The alliance contested the 1949 election, the first after independence, in which it won 16 seats, making it the third largest in the Knesset. The initial allocation of seats between the parties saw Hapoel HaMizrachi take seven seats, Mizrachi take four, Poalei Agudat Yisrael three and Agudat Yisrael two. The alliance joined David Ben-Gurion's Mapai party in forming the coalition of the first government of Israel, alongside the Progressive Party, Sephardim and Oriental Communities and the Democratic List of Nazareth. There was initially tension concerning matters over separation of religion and state, but the URF decided to initially compromise in order to join the cabinet, in hopes of being "able to fight, through the political institutions of the Jewish State, for the full domination of traditional law in all of Israel, as a maximum objective."

However, the grouping created problems in the governing coalition due to its differing attitudes. Among the many Holocaust survivors emigrating to the new state were some people who had non-Jewish spouses, mothers, children or other family members. Initially, Haim-Moshe Shapira of the URF, who was Minister of Immigration in the cabinet, attempted to declare that non-Jews must first convert before settling. Prime Minister David Ben-Gurion objected and insisted that "If the family goes to the Land of Israel, they will be in a Jewish environment, and the children will be Jewish children, and I don't care if the father or mother is in origin of a different race." Ben-Gurion was backed by other ministers such as Bechor-Shalom Sheetrit. Nonetheless, following compromise between the two camps, the Knesset passed a relatively ambiguous aliyah law on 5 July 1950 which satisfied the religious side of the dispute.

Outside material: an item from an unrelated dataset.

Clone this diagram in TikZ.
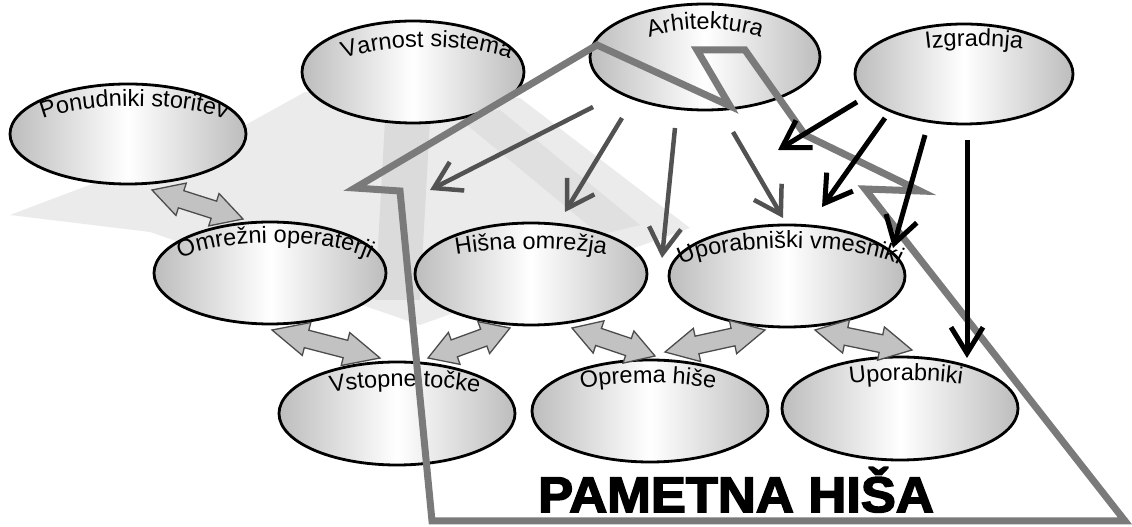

On 13 June 1950, the URF abstained from the 50–30 Knesset vote to indefinitely postpone the adoption of a constitution, due in great part to the fact that the ultra-Orthodox factions condemned the idea of a constitution that was not based on the Torah and Talmud. The URF had differing attitudes towards education in the new immigrant camps and the religious education system. It also demanded that Ben-Gurion close the Rationing and Supply Ministry and appoint a businessman as Minister for Trade and Industry. As a result, Ben-Gurion resigned on 15 October 1950. After the differences were resolved, Ben Gurion formed the second government on 1 November 1950, with the United Religious Front retaining their place in the coalition.

In 1951, MP Rabbi Mordechai Nurock of the URF proposed what would later become Holocaust Remembrance Day.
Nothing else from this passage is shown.